Through that experience, Drummond realized that these mobile devices weren’t just decent stand-ins for the headset. “What we learned looking for sources of surprise and delight with interactive characters in mixed reality is that the headset is actually not the best [device] for this kind of thing,” he says.
“I still think it’s a pretty fabulous piece of hardware,” Drummond says. However, headsets can also be alienating, and separate viewers from the world and from the people around them. “It’s kind of lonely,” Drummond says. Having an AR app on a phone, on the other hand, makes it much easier to show it to others. “People can lean in over your shoulder,” Drummond says.

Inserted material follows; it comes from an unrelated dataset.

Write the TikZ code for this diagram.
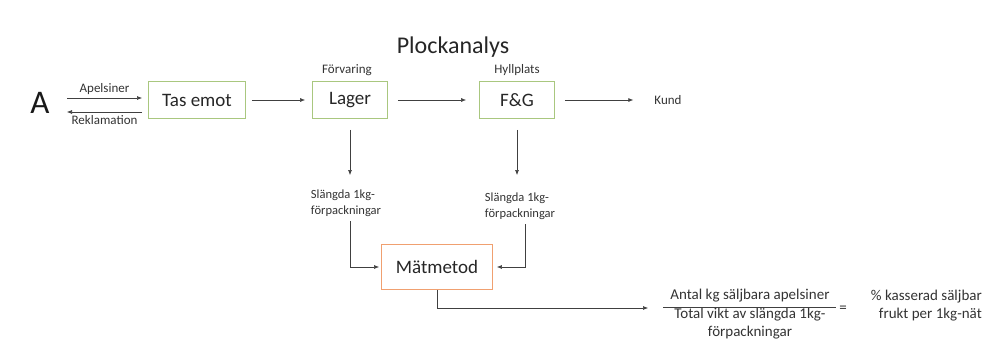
\documentclass[tikz,border=0pt]{standalone}
\usepackage{fontspec}
\setmainfont{Carlito}
\usetikzlibrary{arrows.meta}
\definecolor{boxgreen}{HTML}{A9C77F}
\definecolor{boxorange}{HTML}{F0A070}
\definecolor{linegray}{HTML}{404040}
\tikzset{
  procbox/.style={draw=boxgreen, line width=0.8pt, minimum height=37pt, inner sep=0pt, font=\fontsize{19}{22}\selectfont, text=black!85},
  measbox/.style={draw=boxorange, line width=0.9pt, minimum width=111pt, minimum height=45pt, inner sep=0pt, font=\fontsize{19}{22}\selectfont, text=black!85},
  smalllbl/.style={font=\fontsize{13}{15}\selectfont, text=black!80, inner sep=1pt},
  tinylbl/.style={font=\fontsize{12.5}{15.5}\selectfont, text=black!80, align=left, inner sep=1pt},
  fraclbl/.style={font=\fontsize{15}{18}\selectfont, text=black!80, inner sep=1pt},
  flow/.style={draw=linegray, line width=0.6pt, -{Latex[length=5pt,width=4pt]}},
}
\begin{document}
\begin{tikzpicture}[x=1pt,y=-1pt]
\useasboundingbox (0,0) rectangle (986,343);
\node[font=\fontsize{24}{28}\selectfont, text=black!85] (title) at (453,47) {Plockanalys};
\node[font=\fontsize{33}{36}\selectfont, text=black!90] (A) at (40,103) {A};

\node[procbox, minimum width=97pt] (tas) at (197,100) {Tas emot};
\node[procbox, minimum width=75pt] (lager) at (350,100) {Lager};
\node[procbox, minimum width=75pt] (fg) at (517,100) {F\&G};
\node[measbox] (mat) at (437,267) {Mätmetod};

\node[smalllbl] (forv) at (347,70) {Förvaring};
\node[smalllbl] (hyll) at (517,70) {Hyllplats};
\node[smalllbl] (kund) at (668,100) {Kund};

\coordinate (apS) at (67,98);
\coordinate (apE) at (142,98);
\coordinate (reS) at (142,112);
\coordinate (reE) at (67,112);
\draw[flow] (apS) -- node[smalllbl, above=2pt] (apl) {Apelsiner} (apE);
\draw[flow] (reS) -- node[smalllbl, below=2pt] (rekl) {Reklamation} (reE);

\draw[flow] ([xshift=6pt]tas.east) -- ([xshift=-7pt]lager.west);
\draw[flow] ([xshift=10pt]lager.east) -- ([xshift=-13pt]fg.west);
\draw[flow] ([xshift=10pt]fg.east) -- ([xshift=-20pt]kund.west);

\node[tinylbl] (sl1) at (346,203) {Slängda 1kg-\\förpackningar};
\node[tinylbl] (sl2) at (520,206) {Slängda 1kg-\\förpackningar};

\coordinate (d1) at (350,175);
\coordinate (d2) at (517,175);
\draw[flow] ([yshift=-11pt]lager.south) -- (d1);
\draw[flow] ([yshift=-11pt]fg.south) -- (d2);

\coordinate (u1) at (350,221);
\coordinate (u2) at (525,224);
\draw[flow] (u1) |- ([xshift=-2pt]mat.west);
\draw[flow] (u2) |- ([xshift=4pt]mat.east);

\node[fraclbl] (num) at (750,296) {Antal kg säljbara apelsiner};
\node[fraclbl, align=center] (den) at (750,324) {Total vikt av slängda 1kg-\\förpackningar};
\coordinate (fl) at (663,307);
\coordinate (fr) at (836,307);
\draw[draw=linegray, line width=0.6pt] (fl) -- (fr);
\node[fraclbl] (eq) at (843,309) {=};
\node[fraclbl, align=right, anchor=east] (res) at (983,306) {\% kasserad säljbar\\frukt per 1kg-nät};

\coordinate (ct) at (437,308);
\coordinate (fe) at (648,308);
\draw[flow] (mat.south) -- (ct) -- (fe);
\end{tikzpicture}
\end{document}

That’s why, shortly after leaving Apple in 2023, Drummond embraced mobile devices for augmented reality storytelling. For the past two and a half years, he has been working on a new iPhone AR app called Pixi that’s all about mobile-first interactive storytelling.
In short, Pixi is working on something that could best be described as the AR version of the email greeting card. When it launches in the coming weeks, Pixi will let anyone pick an interactive character and a scenario, add a personalized message, and then send it to their contacts via iMessage or WhatsApp. Once the recipient opens such a Pixi message, the character appears overlaid in the camera view of their real-world environment, and interacts with them.
During a recent demo, Pixi’s AR experiences included an animated cat and a robot. They could tell jokes, play tic-tac-toe with you, or challenge you to a game of whack-a-mole, right on your desk.